**PROVIDED RECORDS**

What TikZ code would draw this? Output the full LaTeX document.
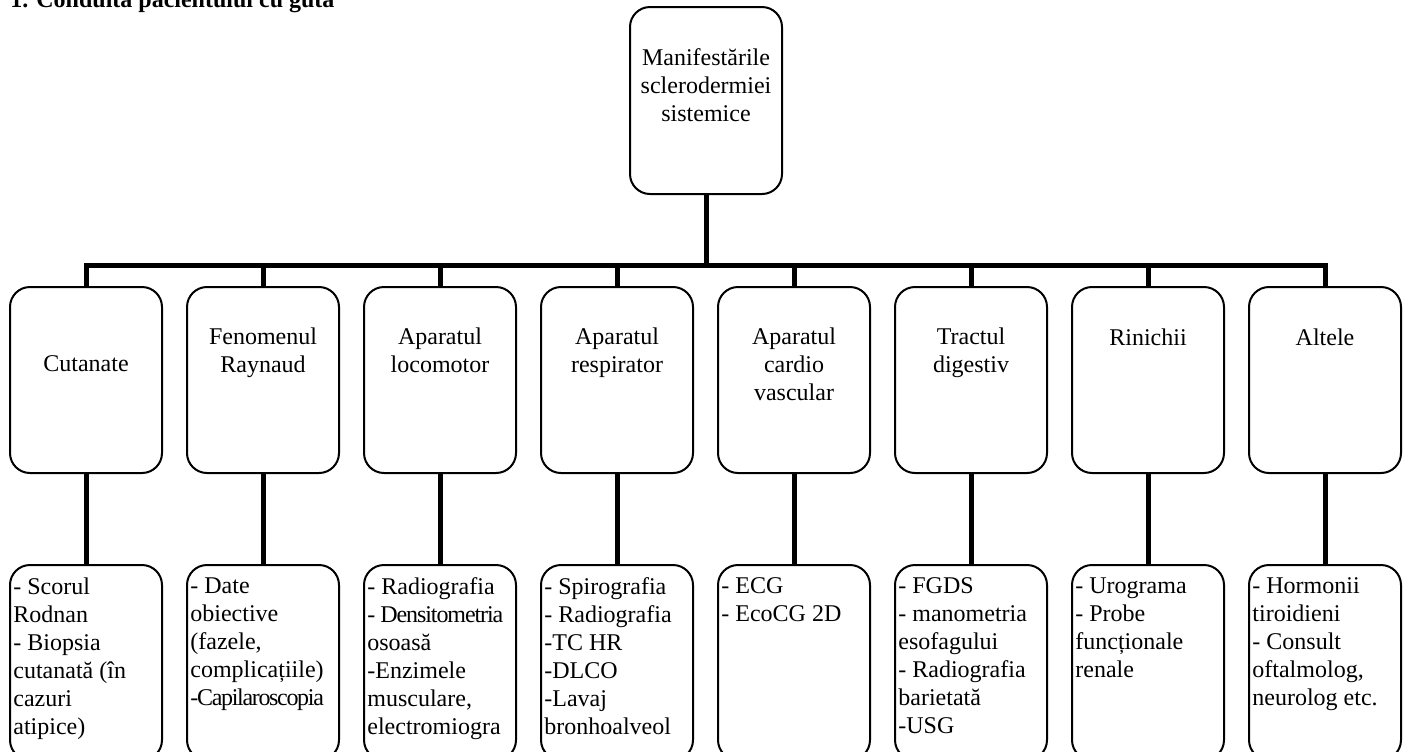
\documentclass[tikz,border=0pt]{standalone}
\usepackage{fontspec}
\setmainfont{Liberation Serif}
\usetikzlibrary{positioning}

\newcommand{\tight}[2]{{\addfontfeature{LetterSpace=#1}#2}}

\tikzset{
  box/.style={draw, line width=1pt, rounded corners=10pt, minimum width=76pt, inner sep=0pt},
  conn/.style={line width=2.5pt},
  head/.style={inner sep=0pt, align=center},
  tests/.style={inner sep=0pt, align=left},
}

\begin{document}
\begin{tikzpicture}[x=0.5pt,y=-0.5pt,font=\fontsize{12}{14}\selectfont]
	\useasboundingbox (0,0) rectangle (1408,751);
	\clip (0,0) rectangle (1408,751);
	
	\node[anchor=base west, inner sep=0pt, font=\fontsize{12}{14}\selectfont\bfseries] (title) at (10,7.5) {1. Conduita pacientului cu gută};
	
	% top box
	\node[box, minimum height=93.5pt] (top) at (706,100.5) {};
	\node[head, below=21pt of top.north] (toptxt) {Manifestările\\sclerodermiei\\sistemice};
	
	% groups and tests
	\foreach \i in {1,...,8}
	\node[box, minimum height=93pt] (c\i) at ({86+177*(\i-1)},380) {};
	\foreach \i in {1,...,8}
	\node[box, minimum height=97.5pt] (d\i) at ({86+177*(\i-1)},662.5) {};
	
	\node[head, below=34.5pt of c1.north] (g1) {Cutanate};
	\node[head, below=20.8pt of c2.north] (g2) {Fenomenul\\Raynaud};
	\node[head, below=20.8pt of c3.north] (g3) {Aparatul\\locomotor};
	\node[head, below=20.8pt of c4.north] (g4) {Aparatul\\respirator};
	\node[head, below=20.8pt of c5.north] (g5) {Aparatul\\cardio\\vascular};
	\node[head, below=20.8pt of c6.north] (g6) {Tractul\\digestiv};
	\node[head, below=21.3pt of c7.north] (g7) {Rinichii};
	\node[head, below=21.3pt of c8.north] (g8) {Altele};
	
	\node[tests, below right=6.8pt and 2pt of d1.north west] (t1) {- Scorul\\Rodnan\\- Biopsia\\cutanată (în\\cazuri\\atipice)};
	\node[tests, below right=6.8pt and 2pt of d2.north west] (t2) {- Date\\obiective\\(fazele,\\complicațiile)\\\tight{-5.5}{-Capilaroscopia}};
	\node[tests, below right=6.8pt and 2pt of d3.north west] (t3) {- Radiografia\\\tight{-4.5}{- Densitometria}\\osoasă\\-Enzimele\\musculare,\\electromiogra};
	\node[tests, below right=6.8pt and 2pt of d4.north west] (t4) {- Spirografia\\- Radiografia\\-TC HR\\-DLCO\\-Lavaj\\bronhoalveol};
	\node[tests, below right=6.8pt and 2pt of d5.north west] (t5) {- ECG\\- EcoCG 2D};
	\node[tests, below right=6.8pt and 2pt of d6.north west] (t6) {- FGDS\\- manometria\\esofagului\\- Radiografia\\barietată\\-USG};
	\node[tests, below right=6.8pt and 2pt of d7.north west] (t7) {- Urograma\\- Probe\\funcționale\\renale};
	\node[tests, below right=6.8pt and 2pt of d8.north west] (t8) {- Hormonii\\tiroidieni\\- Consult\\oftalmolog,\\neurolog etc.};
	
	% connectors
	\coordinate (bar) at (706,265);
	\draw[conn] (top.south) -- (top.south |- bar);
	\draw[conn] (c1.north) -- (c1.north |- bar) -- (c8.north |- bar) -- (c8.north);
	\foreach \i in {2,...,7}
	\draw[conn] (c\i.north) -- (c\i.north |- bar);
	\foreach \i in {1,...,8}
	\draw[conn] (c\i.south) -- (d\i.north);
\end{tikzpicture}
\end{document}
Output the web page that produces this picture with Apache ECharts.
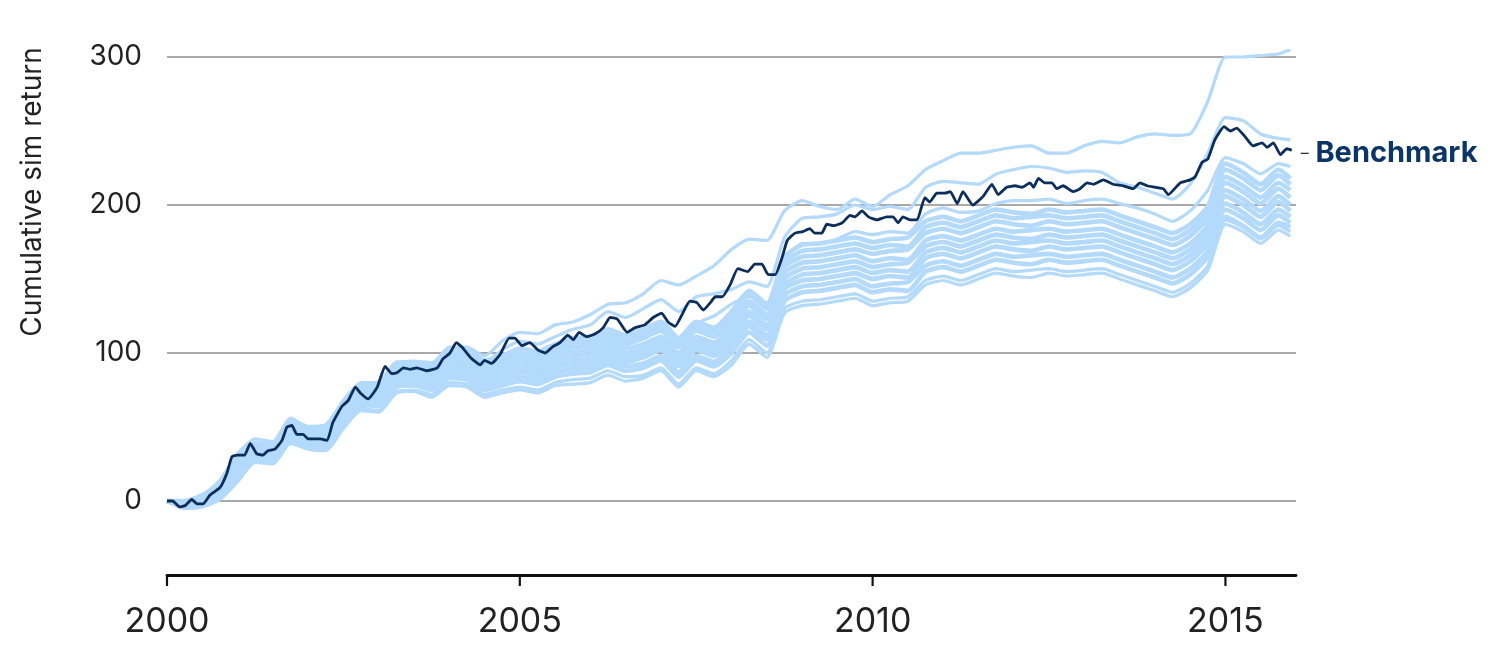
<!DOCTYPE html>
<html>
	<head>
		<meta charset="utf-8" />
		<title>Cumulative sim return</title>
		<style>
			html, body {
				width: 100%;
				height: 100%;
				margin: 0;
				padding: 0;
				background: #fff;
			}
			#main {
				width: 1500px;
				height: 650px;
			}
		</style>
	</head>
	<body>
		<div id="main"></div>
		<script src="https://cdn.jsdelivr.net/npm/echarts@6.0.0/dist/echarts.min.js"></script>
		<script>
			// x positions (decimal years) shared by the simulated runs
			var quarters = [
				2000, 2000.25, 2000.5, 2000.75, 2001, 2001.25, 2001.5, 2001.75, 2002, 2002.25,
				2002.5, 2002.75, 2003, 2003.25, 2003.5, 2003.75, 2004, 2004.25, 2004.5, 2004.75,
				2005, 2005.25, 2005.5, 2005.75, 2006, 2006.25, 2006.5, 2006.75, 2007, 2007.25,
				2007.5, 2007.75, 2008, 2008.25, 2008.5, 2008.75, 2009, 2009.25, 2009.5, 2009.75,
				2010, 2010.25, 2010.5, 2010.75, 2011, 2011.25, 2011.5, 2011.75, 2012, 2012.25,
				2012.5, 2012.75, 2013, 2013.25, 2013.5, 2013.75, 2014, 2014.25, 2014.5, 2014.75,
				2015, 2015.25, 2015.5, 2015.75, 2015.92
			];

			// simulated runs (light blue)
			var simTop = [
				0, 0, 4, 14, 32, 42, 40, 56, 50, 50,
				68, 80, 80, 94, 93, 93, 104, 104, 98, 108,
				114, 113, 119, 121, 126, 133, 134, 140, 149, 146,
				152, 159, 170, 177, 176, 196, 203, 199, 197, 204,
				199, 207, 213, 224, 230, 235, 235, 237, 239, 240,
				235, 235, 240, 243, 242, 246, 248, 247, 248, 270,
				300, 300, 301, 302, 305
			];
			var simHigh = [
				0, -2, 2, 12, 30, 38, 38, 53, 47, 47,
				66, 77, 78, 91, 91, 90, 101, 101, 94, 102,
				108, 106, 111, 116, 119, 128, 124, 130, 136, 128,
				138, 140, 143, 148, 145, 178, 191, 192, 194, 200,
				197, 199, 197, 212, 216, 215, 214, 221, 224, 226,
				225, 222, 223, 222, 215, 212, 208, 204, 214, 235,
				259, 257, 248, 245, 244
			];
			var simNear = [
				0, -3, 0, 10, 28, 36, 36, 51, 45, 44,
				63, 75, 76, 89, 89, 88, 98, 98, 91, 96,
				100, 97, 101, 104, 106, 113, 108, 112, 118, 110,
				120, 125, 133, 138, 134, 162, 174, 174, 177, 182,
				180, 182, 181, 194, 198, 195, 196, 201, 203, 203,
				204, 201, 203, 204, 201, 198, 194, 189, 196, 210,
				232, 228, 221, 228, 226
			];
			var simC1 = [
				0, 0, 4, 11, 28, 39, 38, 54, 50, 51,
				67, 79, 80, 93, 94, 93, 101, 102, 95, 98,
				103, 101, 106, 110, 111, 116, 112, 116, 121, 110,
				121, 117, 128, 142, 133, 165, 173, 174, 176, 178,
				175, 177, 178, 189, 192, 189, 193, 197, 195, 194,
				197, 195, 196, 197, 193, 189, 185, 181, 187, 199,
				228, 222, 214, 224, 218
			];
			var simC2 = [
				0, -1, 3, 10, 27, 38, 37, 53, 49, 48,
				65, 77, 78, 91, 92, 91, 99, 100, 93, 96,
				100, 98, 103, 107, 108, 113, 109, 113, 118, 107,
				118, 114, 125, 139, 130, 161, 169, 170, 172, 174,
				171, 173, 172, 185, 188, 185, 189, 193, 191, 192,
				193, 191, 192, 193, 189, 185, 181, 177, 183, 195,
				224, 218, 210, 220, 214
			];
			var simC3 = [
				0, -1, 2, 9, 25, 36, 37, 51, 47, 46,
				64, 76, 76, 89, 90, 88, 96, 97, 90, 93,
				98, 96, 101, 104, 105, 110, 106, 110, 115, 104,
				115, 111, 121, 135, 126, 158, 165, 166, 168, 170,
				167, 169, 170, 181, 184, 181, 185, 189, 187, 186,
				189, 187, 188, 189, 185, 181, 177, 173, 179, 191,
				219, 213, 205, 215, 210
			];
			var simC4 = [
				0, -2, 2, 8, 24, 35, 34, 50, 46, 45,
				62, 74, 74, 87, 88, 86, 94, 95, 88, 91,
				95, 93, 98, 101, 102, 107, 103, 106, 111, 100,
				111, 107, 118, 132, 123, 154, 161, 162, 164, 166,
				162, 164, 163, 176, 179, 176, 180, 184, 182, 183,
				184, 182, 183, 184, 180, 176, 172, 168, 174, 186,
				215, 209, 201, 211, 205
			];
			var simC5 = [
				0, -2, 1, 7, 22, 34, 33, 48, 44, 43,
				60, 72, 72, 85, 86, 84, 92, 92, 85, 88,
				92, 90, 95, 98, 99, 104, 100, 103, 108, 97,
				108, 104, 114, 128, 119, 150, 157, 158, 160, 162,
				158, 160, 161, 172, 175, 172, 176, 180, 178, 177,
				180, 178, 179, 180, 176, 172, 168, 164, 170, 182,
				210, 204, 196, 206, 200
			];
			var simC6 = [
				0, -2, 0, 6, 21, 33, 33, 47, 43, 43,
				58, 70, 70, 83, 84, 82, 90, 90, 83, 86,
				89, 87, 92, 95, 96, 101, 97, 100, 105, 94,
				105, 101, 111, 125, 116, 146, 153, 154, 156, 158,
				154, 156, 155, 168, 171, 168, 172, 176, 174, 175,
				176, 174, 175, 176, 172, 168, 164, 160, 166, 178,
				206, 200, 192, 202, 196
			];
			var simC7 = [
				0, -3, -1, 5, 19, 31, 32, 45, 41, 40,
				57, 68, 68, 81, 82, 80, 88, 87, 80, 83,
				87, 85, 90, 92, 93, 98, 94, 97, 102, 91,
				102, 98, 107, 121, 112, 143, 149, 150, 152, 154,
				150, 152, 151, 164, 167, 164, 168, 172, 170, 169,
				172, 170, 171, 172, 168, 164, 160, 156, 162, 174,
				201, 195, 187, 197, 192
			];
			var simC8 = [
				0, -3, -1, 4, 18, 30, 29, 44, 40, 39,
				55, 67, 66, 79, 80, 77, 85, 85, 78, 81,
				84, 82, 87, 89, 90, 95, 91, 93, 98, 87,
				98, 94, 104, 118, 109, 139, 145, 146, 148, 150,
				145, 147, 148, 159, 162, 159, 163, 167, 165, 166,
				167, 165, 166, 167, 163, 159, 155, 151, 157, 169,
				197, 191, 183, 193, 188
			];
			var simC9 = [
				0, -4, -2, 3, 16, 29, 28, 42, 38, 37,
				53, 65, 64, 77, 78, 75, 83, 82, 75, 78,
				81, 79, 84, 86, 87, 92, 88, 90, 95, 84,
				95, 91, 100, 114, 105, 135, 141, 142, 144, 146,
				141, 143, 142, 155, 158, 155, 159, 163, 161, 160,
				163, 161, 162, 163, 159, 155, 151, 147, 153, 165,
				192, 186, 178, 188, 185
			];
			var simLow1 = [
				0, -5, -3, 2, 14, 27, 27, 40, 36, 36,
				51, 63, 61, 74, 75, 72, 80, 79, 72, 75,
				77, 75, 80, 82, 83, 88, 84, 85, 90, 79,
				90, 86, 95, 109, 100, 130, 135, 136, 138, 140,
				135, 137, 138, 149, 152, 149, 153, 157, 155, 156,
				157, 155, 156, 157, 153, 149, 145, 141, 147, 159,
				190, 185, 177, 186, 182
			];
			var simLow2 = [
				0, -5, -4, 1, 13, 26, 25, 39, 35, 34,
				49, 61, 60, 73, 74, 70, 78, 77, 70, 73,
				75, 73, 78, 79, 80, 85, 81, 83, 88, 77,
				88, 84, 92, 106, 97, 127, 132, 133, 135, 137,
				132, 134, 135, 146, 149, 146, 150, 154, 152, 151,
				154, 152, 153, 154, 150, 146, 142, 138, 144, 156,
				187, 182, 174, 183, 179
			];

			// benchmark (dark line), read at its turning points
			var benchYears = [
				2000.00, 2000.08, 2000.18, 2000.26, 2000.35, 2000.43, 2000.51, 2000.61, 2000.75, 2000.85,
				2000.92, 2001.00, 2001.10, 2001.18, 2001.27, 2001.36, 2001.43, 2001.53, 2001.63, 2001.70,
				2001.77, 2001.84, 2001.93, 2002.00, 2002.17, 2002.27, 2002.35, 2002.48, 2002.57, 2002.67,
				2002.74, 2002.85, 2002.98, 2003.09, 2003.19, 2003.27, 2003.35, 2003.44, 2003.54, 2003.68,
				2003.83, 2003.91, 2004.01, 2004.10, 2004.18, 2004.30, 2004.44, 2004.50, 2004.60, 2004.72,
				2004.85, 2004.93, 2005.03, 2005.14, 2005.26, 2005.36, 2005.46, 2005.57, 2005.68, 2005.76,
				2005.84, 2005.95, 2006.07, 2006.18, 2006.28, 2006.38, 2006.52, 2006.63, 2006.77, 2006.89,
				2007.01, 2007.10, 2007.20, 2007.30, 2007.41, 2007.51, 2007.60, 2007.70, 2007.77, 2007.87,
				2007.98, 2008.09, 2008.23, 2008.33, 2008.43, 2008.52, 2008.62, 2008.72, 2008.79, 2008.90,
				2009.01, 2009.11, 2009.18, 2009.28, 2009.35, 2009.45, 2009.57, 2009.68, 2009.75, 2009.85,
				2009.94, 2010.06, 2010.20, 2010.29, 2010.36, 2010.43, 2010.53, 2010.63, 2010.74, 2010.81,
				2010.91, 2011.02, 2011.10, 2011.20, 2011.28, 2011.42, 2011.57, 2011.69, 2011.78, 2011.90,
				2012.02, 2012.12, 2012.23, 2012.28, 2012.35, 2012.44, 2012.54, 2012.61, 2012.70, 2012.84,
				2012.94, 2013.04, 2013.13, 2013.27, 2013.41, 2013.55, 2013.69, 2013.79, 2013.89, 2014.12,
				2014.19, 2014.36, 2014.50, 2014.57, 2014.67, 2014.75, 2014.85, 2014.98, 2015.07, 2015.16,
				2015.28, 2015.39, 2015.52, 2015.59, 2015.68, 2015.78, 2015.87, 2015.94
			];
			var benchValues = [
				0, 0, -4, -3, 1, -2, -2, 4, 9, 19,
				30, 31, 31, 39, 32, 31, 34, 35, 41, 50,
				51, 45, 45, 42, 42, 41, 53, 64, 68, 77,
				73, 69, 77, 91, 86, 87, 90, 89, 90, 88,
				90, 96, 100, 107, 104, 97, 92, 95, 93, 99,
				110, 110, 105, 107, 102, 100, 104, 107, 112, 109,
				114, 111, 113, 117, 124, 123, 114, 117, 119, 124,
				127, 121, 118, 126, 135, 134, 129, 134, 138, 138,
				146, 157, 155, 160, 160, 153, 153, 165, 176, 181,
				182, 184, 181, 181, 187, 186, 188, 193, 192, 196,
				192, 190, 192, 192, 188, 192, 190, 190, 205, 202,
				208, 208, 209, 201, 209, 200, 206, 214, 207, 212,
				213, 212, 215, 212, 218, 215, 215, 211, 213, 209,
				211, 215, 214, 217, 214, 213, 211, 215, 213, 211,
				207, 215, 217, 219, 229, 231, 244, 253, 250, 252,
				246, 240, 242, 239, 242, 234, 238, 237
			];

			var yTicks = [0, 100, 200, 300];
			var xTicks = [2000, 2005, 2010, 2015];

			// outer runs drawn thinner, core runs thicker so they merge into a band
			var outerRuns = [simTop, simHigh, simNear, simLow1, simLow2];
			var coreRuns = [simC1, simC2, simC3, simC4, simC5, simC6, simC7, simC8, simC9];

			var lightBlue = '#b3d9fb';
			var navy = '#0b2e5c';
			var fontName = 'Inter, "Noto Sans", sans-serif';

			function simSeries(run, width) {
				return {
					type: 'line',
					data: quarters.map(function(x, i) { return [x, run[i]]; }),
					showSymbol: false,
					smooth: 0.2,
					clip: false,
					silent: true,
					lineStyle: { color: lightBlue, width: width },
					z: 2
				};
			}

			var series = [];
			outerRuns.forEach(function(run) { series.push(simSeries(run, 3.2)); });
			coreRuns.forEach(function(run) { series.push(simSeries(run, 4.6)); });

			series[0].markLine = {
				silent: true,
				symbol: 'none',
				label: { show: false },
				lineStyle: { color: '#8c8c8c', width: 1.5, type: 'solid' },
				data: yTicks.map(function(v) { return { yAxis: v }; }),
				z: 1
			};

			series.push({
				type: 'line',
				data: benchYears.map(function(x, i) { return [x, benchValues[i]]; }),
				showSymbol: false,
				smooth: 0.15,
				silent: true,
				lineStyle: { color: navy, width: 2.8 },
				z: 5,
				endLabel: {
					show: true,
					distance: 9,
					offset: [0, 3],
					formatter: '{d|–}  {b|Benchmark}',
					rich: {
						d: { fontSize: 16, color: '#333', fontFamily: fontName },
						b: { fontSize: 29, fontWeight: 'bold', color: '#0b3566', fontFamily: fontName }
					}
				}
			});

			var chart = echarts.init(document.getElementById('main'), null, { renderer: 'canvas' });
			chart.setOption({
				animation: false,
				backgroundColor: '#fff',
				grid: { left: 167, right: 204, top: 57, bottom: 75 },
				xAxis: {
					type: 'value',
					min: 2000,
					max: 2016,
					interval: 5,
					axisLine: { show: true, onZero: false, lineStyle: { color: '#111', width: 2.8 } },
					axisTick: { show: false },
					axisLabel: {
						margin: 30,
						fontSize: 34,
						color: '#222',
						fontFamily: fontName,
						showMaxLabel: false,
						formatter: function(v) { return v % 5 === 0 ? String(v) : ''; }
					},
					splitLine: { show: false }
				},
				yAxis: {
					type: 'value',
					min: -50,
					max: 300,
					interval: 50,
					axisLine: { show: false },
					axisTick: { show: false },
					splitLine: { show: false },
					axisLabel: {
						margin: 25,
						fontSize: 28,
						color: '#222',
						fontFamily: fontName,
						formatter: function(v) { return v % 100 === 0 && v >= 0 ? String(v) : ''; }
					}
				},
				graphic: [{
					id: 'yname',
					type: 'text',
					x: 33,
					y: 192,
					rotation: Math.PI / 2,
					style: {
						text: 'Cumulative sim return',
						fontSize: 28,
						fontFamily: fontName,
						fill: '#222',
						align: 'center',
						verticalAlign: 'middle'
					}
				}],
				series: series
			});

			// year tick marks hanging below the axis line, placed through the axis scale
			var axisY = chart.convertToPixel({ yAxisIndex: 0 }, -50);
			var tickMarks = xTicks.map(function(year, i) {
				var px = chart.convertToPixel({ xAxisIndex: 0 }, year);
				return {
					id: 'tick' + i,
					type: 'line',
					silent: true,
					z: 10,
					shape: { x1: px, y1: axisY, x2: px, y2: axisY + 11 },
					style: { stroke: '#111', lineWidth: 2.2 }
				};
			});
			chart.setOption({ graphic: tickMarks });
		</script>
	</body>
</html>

**PROBLEM DESCRIPTION**
What is the number of lines that hold the string "Output"? Give it alone.

**SOLUTION**
2